Baffling Compu-Toon Of The Week


I’m just going to go ahead and assume that you’ve never heard of the comic strip Compu-Toon, by Charles Boyce, because it’s one of those comic strips that somehow I’ve come to read and that other people can’t believe exists. Those people are correct. It’s a panel comic strip, the sort that gives you a picture and a caption and together they yield some sufficiently joke-like construct for the newspapers to run. I don’t know if any newspapers run this. I don’t even know who’s supposed to run it. Let me show you a couple so you can see why I’m just … confused.

`You would think this Dove soap looking logo for Twitter would prevent me from getting nasty text messages like this one' for some reason.
Charles Boyce’s baffling Compu-Toon comic strip for the 3rd of June, 2014.

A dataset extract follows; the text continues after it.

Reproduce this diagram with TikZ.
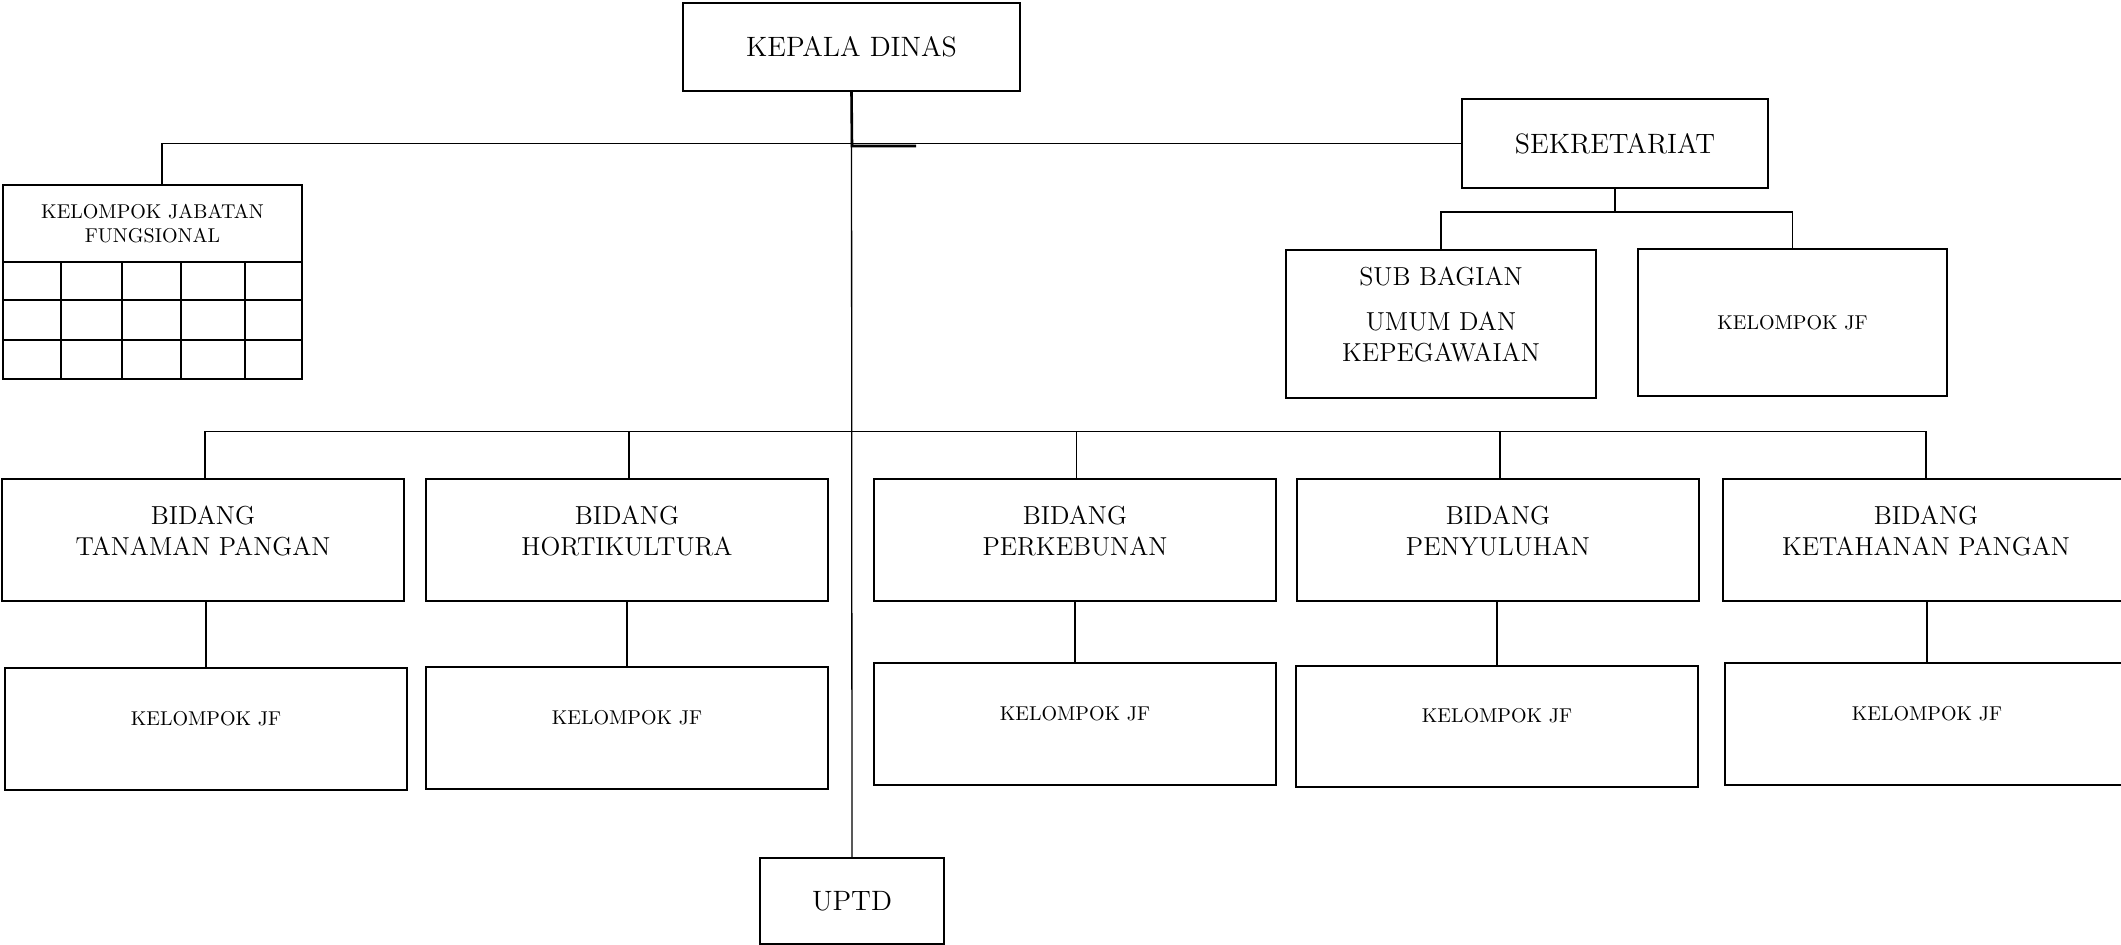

There’s the Compu-Toon for the third of June: “You would think this Dove soap looking logo for Twitter would prevent me from getting nasty text messages like this one.” Part of me wants to edit that caption so that it has any kind of flow. Part of me wants to say, “You would? Why?” And another part of me wonders, “The Twitter logo looks like Dove soap? Or Dove soap’s logo? Really?” The overall effect is one of confusion and vague disquiet.

`Passwords are not just waiting around for you to call them up' for some reason.
Charles Boyce’s baffling Compu-Toon for the 4th of June, 2014.

And then the next day. “Passwords are not just waiting around for you to call them up.” I can’t dispute that, since all the passwords I know are just sitting quietly in the back of the room for me to forget them, and to find the notes that I left for myself don’t mean anything (“Amex: Tweedlioop no ? $”), but that’s got nothing to do with passwords’ social life. What does a “password party in chat room 214” even mean?

Overall, I’m pretty sure the target audience for this comic is: you know that aunt you have who’s not on the Google herself but knows other people like it, and who sometimes sends e-mails consisting of 128 kilobytes of forwarding headers? Now we have something to send her back and say, “Thanks for the mail; did you see this? Hope you like it”. Which is a valuable service, certainly. And, of course, I’m hooked.